Blogs > Liberty and Power > Now That's Diversity

Mar 13, 2006

Now That's Diversity




Yale University has some kind of diversity program! Not only has it admitted a former Taliban offical as a student, but now, according to John Fund in the Wall Street Journal, it turns out that the student in question"has only a fourth-grade education and a high-school equivalency degree."

It is old news that colleges and universities greatly lower the bar for members of certain favored groups. But Yale University allowing someone with no formal education beyond the fourth grade? That almost makes it seem as though Yale admitted the student for political reasons instead of educational ones. Well, but let's be charitable; surely Yale had its reasons.

For example, as a high-ranking official in the Taliban, perhaps this Sayed Rahmatullah Hashemi was homeschooled. One wonders exactly what his homeschooling may have consisted in, however. ( Among the things the Taliban did while Rahmatullah was an official: torturing children for things the Taliban accused their parents of doing, shooting dead eight boys for laughing out of turn, jailing children as young as ten years old, beating a boy to death for not chanting"Death to America" with quite enough gusto, raping wives after their husbands were taken away, etc., etc.--you know, just your average good ol' red-blooded fun in the middle-eastern sun.)

In any case, I am glad that Yale is taking the venerable high road of not saying anything. One of its administrators did, however, send an anonymous, unsigned e-mail to two recent Yale graduates who have gotten upset about this enough to pledge not to give money to Yale until it reverses its decision and have invited others to join them. The administrator's five-sentence erudite e-mail called these graduates"retarded" and"disgusting" (it's all documented in Fund's article). For those of you keeping score, that's Protesting Yale Graduates, 1; Assistant Director of Giving at Yale Law School (Who Thought They Couldn't Figure Out Who He Was) Alexis Surovov, 0.

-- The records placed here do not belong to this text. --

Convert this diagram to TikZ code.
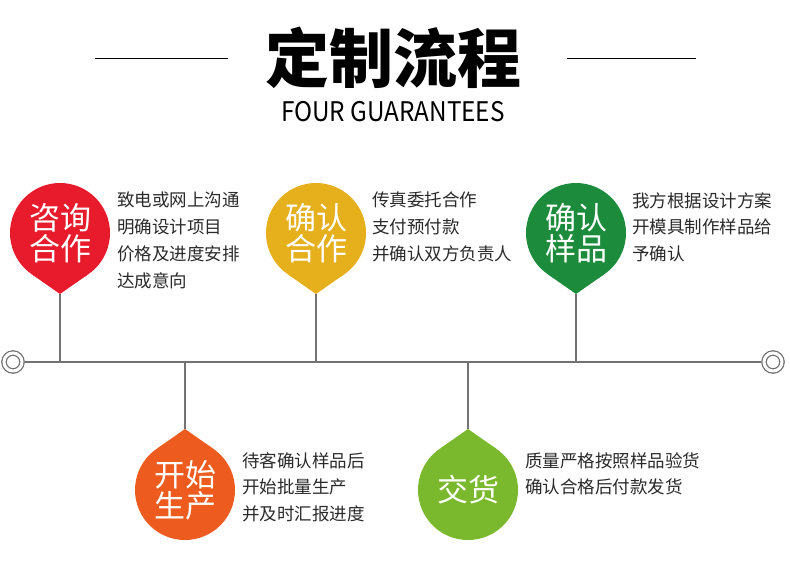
\documentclass[tikz,border=0pt]{standalone}
\usepackage{fontspec}
\setmainfont{Noto Sans CJK SC}
\usepackage{xcolor}
\usetikzlibrary{positioning}

\definecolor{dropred}{HTML}{E81B2C}
\definecolor{dropgold}{HTML}{E5B01C}
\definecolor{dropgreen}{HTML}{1C8C3C}
\definecolor{droporange}{HTML}{EE5B1E}
\definecolor{droplime}{HTML}{7AB92E}
\definecolor{linegray}{HTML}{727272}
\definecolor{textgray}{HTML}{2A2A2A}

\begin{document}
\begin{tikzpicture}[
    x=1pt, y=-1pt,
    drop/.style={circle, minimum size=100pt, inner sep=0pt, outer sep=0pt, text=white, align=center, font=\fontsize{31}{31}\selectfont},
    note/.style={anchor=north west, inner sep=0pt, align=left, text=textgray, font=\fontsize{17.5}{26.7}\selectfont},
    stem/.style={draw=linegray, line width=1.2pt},
    ring/.style={circle, draw=linegray, line width=1.3pt, double=white, double distance=3pt, minimum size=18pt, inner sep=0pt, outer sep=3pt},
    rule/.style={draw=black, line width=1pt}
]
\useasboundingbox (0,0) rectangle (790,581);

% heading
\node[font=\fontsize{64}{64}\selectfont\bfseries] (title) at (393,58) {定制流程};
\node[font=\fontsize{27}{27}\selectfont\addfontfeatures{FakeStretch=0.9}] (subtitle) at (393,112) {FOUR GUARANTEES};
\coordinate (rule1a) at (95,58);
\coordinate (rule1b) at (228,58);
\coordinate (rule2a) at (567,58);
\coordinate (rule2b) at (696,58);
\draw[rule] (rule1a) -- (rule1b);
\draw[rule] (rule2a) -- (rule2b);

% time line
\node[ring] (lring) at (13,362) {};
\node[ring] (rring) at (773,362) {};
\draw[stem, line width=1.5pt] (lring) -- (rring);

% upper drops
\node[drop, fill=dropred] (zixun) at (60,233) {咨询\\合作};
\node[drop, fill=dropgold] (queren) at (316,233) {确认\\合作};
\node[drop, fill=dropgreen] (yangpin) at (576,233) {确认\\样品};
\coordinate (tip1) at ([yshift=-61pt]zixun.center);
\coordinate (tip2) at ([yshift=-61pt]queren.center);
\coordinate (tip3) at ([yshift=-61pt]yangpin.center);
\fill[dropred] (tip1) -- (zixun.-56.44) -- (zixun.-123.56) -- cycle;
\fill[dropgold] (tip2) -- (queren.-56.44) -- (queren.-123.56) -- cycle;
\fill[dropgreen] (tip3) -- (yangpin.-56.44) -- (yangpin.-123.56) -- cycle;
\coordinate (foot1) at (60,362);
\coordinate (foot2) at (316,362);
\coordinate (foot3) at (576,362);
\draw[stem] (tip1) -- (foot1);
\draw[stem] (tip2) -- (foot2);
\draw[stem] (tip3) -- (foot3);

% lower drops
\node[drop, fill=droporange] (shengchan) at (185,490) {开始\\生产};
\node[drop, fill=droplime] (jiaohuo) at (468,490) {交货};
\coordinate (tip4) at ([yshift=61pt]shengchan.center);
\coordinate (tip5) at ([yshift=61pt]jiaohuo.center);
\fill[droporange] (tip4) -- (shengchan.56.44) -- (shengchan.123.56) -- cycle;
\fill[droplime] (tip5) -- (jiaohuo.56.44) -- (jiaohuo.123.56) -- cycle;
\coordinate (foot4) at (185,362);
\coordinate (foot5) at (468,362);
\draw[stem] (foot4) -- (tip4);
\draw[stem] (foot5) -- (tip5);

% notes
\node[note] (zixun note) at (117,192) {致电或网上沟通\\明确设计项目\\价格及进度安排\\达成意向};
\node[note] (queren note) at (372,192) {传真委托合作\\支付预付款\\并确认双方负责人};
\node[note] (yangpin note) at (632,192) {我方根据设计方案\\开模具制作样品给\\予确认};
\node[note] (shengchan note) at (242,452) {待客确认样品后\\开始批量生产\\并及时汇报进度};
\node[note] (jiaohuo note) at (525,452) {质量严格按照样品验货\\确认合格后付款发货};
\end{tikzpicture}
\end{document}
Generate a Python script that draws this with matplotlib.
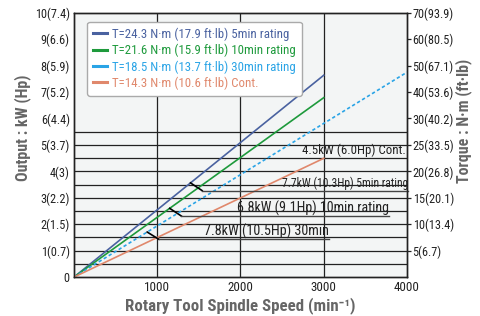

Unfortunately for Surovov, those Yale graduates are sharp; they traced his anonymous e-mail right back to the computer on his desk in his office. Bummer. What's a guy supposed to do now when he wants to cast aspersions on others under a cloak of anonymity?

Anyway, I guess Yale is assuming, perhaps correctly, that if they just keep mum long enough, everyone will lose interest and this issue will go away. Or perhaps they're figuring that with an endowment of over $15 billion--which, if you figure a modest 4%, generates about $600,000,000 in annual income--they don't really need to care what their recent graduates think. By the time recent graduates have paid off the $164,000 they paid for four years' tuition, room, and board and are in a position to start giving money to the school, they will have forgotten all about the objections they once had and will only remember the rosy things Yale's development office tells them in those pretty, glossy brochures about the Yale experience.

[Cross-posted at Proportional Belief.]



comments powered by Disqus

More Comments:


Irfan Khawaja - 8/4/2006

Very well said. You may find this of interest:

http://hnn.us/articles/5245.html


Protagoras - 3/14/2006

Thank you for the link, and thank you for your good--and courageous--words. I especially like your point that even if a person is a hypocrite it does not mean his argument is unsound.